━━ Entries supplied
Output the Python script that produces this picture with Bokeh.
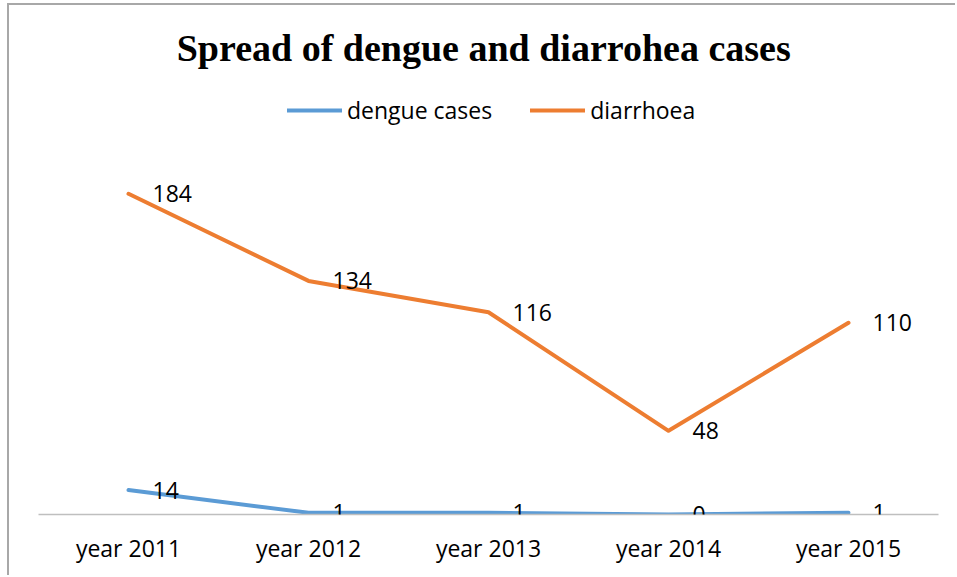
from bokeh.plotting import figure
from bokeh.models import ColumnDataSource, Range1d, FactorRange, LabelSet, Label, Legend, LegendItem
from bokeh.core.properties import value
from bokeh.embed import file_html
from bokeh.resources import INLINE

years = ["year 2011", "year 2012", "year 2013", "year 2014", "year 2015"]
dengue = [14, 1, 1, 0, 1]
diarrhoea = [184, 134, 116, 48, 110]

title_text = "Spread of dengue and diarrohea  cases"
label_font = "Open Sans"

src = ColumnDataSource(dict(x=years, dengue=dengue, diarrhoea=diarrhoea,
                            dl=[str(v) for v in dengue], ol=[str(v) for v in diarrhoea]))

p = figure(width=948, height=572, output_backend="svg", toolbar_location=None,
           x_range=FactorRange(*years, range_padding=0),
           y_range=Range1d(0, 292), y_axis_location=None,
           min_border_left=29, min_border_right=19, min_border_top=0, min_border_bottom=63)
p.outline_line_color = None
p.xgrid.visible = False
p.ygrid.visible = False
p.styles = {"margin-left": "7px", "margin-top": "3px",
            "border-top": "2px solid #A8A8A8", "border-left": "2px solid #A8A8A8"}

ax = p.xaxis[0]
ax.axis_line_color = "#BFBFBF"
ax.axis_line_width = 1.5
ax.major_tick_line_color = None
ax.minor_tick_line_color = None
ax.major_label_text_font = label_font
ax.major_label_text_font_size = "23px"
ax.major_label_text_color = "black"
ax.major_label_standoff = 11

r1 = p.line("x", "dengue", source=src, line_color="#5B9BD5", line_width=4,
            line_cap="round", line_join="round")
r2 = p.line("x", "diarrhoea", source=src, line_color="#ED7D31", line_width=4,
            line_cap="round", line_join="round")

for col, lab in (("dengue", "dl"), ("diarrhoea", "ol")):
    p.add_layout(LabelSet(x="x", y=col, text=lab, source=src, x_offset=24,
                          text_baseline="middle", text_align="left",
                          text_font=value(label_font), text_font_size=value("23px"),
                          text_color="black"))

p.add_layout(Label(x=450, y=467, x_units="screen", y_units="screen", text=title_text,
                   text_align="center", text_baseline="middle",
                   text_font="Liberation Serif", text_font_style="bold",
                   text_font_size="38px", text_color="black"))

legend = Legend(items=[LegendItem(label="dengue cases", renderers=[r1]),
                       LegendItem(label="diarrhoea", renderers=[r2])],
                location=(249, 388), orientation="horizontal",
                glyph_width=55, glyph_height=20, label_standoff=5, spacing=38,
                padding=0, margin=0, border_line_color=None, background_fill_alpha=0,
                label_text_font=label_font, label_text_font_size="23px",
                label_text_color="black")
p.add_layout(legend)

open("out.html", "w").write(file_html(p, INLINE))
━━━━
━━ Entries supplied
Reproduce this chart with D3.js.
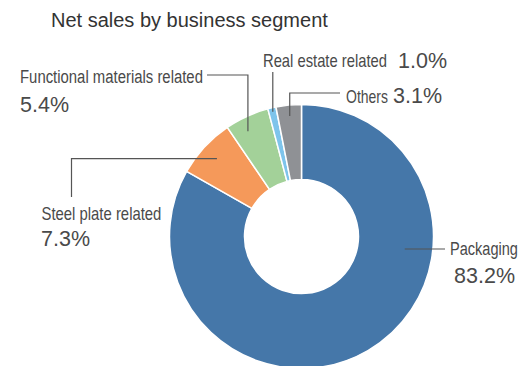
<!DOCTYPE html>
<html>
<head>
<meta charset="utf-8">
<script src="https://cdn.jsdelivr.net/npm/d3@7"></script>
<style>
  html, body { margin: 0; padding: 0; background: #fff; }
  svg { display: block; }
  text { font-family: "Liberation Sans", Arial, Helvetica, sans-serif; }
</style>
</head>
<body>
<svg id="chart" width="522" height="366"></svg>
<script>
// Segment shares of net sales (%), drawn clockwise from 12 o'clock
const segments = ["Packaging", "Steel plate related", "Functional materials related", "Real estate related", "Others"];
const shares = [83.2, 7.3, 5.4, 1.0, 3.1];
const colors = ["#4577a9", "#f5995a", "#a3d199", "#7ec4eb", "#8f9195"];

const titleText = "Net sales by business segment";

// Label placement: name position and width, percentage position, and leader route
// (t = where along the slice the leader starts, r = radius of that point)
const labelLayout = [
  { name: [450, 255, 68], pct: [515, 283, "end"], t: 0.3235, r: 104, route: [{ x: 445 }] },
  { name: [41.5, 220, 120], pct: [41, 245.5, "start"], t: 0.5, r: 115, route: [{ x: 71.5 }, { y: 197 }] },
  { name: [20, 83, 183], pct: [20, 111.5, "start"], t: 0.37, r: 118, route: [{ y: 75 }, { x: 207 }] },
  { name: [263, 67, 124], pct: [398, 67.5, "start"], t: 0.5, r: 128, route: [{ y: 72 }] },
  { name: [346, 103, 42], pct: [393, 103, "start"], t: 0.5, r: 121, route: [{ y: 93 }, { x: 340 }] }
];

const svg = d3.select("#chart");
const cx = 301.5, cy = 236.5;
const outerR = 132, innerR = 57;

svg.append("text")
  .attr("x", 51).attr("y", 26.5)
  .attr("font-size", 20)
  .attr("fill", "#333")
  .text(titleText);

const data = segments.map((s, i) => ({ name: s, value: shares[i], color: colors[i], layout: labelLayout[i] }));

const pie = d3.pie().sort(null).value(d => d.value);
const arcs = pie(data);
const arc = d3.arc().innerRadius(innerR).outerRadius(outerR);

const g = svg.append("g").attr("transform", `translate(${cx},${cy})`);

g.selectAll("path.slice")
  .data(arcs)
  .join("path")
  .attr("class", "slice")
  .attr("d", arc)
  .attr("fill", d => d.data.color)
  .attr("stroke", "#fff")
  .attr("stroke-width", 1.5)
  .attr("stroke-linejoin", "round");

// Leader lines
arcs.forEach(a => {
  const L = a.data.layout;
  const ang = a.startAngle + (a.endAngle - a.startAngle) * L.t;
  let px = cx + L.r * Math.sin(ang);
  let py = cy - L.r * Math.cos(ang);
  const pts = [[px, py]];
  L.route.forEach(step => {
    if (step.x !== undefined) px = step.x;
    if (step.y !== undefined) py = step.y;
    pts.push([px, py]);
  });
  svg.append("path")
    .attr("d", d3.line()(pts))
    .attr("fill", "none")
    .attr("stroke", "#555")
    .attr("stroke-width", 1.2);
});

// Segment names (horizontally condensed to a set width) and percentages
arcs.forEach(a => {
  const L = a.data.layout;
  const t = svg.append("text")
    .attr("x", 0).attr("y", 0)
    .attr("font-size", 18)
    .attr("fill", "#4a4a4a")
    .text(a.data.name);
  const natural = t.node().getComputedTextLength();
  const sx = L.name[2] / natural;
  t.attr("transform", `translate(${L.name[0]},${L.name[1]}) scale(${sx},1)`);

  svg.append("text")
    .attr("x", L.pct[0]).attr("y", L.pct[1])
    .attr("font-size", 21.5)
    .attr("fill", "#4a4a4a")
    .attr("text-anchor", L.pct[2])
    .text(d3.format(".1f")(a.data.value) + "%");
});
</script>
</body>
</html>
━━━━
Exercise description: Identify and copy the lines holding the word "this".

Right answer:
Output the Python script that produces this picture with Bokeh.
Reproduce this chart with D3.js.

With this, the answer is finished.